Protection Review CEO Kevin Carr asks whether engagement is really where the challenge lies - or is it re-engagement?
Engagement is one of the more common buzzwords in the protection industry of late. “It’s not about education, it’s about engagement”, they say. And I wouldn’t disagree, although improvement in both would be welcome. But is engaging with the public really where the challenge lies?
Is it, perhaps, possible that the vast majority of adults in the UK already know they probably need to do something about protecting their finances at some point? It is possible, likely even, that most know about life insurance, and while they won’t know all the details they probably also know there are other products that cover ill health in some form too, which might be of interest. They don’t know what they cost or which one is best – but most know they will probably need to do something at some point.

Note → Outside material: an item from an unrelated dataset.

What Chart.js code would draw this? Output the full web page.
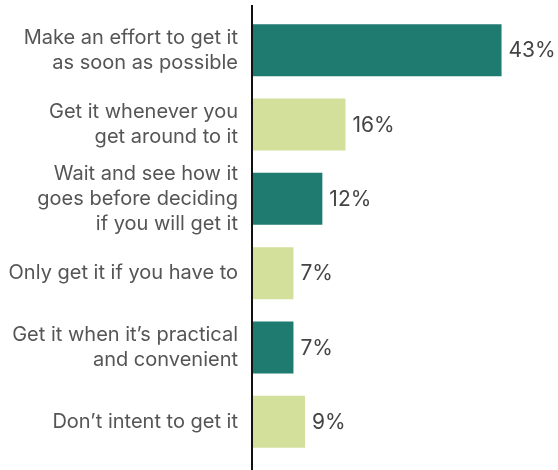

At what point that time arrives will vary between individuals, and it will still largely be driven by all the traditional event-driven reasons we know and love including getting hitched, having some babies, going self-employed etc. Is it perhaps true, therefore, that the public are already, by default, mostly engaged with the protection industry before we’ve actually done anything?
I think this could be true – and that what then happens is we then turn them off with a myriad of options, confusion, rules, habits, where to buy, how to buy, questions, paperwork, underwriting, bad press, more questions, a few delays… and what was it I was trying to buy again?
We began, without really marketing or spending much, with a largely interested and engaged audience, but the industry we have designed puts many off. So is it actually more about ‘re-engagement’ than engagement?
And if so, there’s an important distinction, because turning someone on to something they’ve already been turned off by is different, and a lot harder, than just engaging with them for the first time.
It can be done. They pull it off in the investment sector all the time, with new and shiny promises for income and growth in far-flung countries. People that have made a loss can sometimes be even more enthusiastic to re-engage than those who are happy as they look for a way to recoup their investment.
Companies that deal in customer-facing investment (as opposed to institutional) are good at simplifying their processes – some might say a little too much – repackaging their product to appeal to the consumer’s changing needs and constantly looking for points of contact.
Good investment advice generally says you should invest for 5-7 years, yet many people with investments don’t buy a fund and forget about it as they do with a protection policy, then cancel it because they’ve forgotten why they bought it a few years down the line. In part, this could also be due to constant re-engagement.
The Protection market has certainly improved in many areas in trying to reach new customers. I do wonder though if we do enough things well enough, and differently enough, to re-engage with all those people we lost at some point during the process.
As I saw somewhere on Twitter the other day: If you feel like giving up, remember why you started.
They know why they started and we remind them often. So we need a buying process that doesn’t make people feel like giving up.